Acrimony is an excellent movie with Oscar-worthy performances by the cast, leads and otherwise. I wish I had seen this movie while it was in theaters. Nevertheless, it is available for rent and purchase. If you haven’t seen it, give it a look, you will not be disappointed.
Acrimony struck a chord with me as it evolved to display a woman doing everything she could to support her partner before finally being convinced by her sister to file for divorce. Unlike the typical scenario in which the man leaves the woman that has been “down” for him for another woman when he finally “makes it,” she left him. He eventually becomes successful and provided her the just due he owes her in financial compensation voluntarily. You cannot put a price on time, but without question, he did the right thing, and it’s what he did that made the movie better because of it. The rest concerning the movie’s plot is entertaining, yet believable. Again, if you haven’t seen it, see it.
I want to share my view of five concepts on display in the movie.
Family influence. The main female character allowed her sister to convince her to divorce the man she loved through “thick and thin.” There was plenty of “thin,” but she loved him, supported him, and believed in him for 18 years. When dealing with family and friends, be sure that you are deciding. Input is significant, consider advice and counsel, but the final decision must be your own.
Confidence. The main male character has a dream that takes 19 years to come to fruition. Throughout the entire 18 years, he is confident he will succeed. At no point does he fail to believe that his idea is great and provided the resources will be a success. How does someone tell when the confidence is accurate placed? That I don’t know. I believe that answer is only knowable by the individual. Spectators can evaluate based on the facts, but you and only you will know. Confidence doesn’t ensure success. However, lack of confidence will set you back significantly.
Commitment. The main female and male characters displayed a commitment to each other that was nearly unbreakable. After the divorce, the male showed his commitment to his former wife by providing her with a fortune. Commitment is just as, and I assert more important than love in a relationship. When you select your mate for life, the first thing that you must get right is the selection. Next is the decision to commit. When you do, do it for life and do your best to ensure the person you’ve chosen has done the same. With an exception for extreme circumstances, live with the choice. The world if full of vibrate, exciting, and attractive people, which means there will always be someone a bit more enticing in the moment, but in general relationships trend in a similar ebb and flow regardless of the partner.

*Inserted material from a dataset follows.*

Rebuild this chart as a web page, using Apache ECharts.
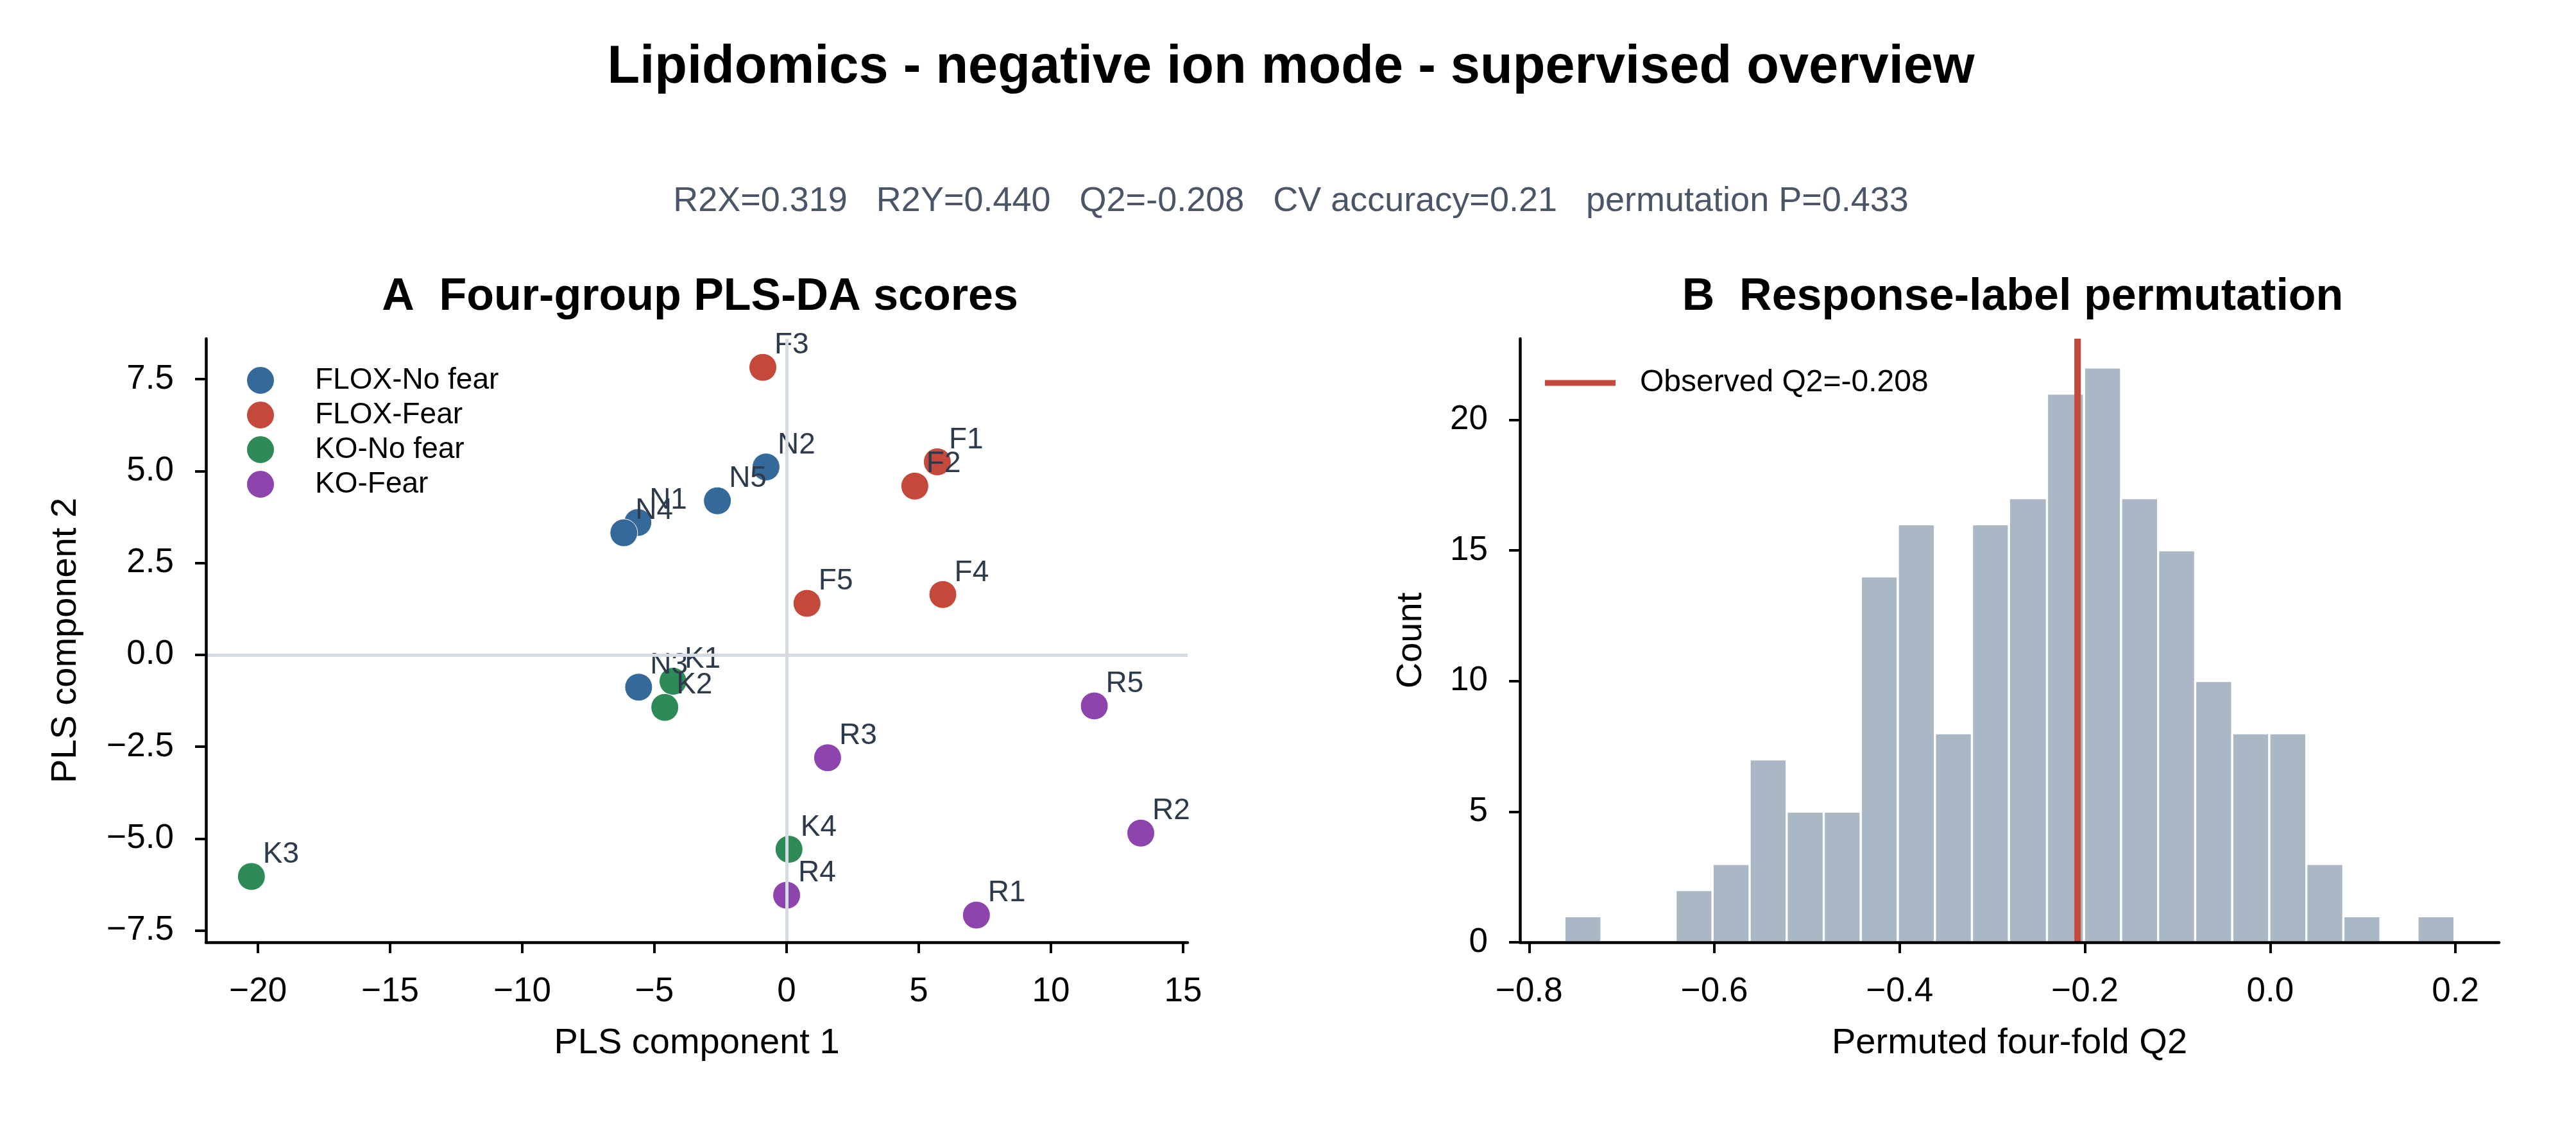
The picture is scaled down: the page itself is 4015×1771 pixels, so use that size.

Self-awareness. The male character is shown to ignore the fact that his wife is working two jobs while he focuses on his idea. The movie communicates that he obtained an odd job here and there, but nothing sustainable that generates enough income to help with just one bill. The situation itself depends on what you want out of the relationship. If the roles were reversed, not many would question why the female lacks employment. Even though women are in the workforce, it is still acceptable for a male to provide for a female, and almost taboo for a female to provide for a male. Nevertheless, it happens. Which brings me back to self-awareness. Male or female, if your mate is the sole provider your self-awareness about your contribution is important in showing how much you understand and appreciate what they are providing to the relationship. Simple things like being energy efficient, striving to cut cost, doing chores, cooking, and the like are all ways to show appreciation and contributions to the relationship.
Communication. Be honest and up front. At numerous points in the movie instead of discussing her concerns with her husband she just smiles and moves on. Ultimately, that led to frustration and resentment. Her assumptions are what allowed her to be swayed to divorce her husband. He went from a loving husband to a master manipulator in her eyes in part because she failed to speak honestly and confront her husband on topics that she needed clarity.
I watched Acrimony and couldn’t help but imagine myself in the shoes of both characters. In life, just as in the movie, the characters cannot predict the future. Had she not divorced him, maybe he doesn’t make it big. Perhaps he does. The lesson is choices have consequences, and you must own your decisions because you are the one living with the results.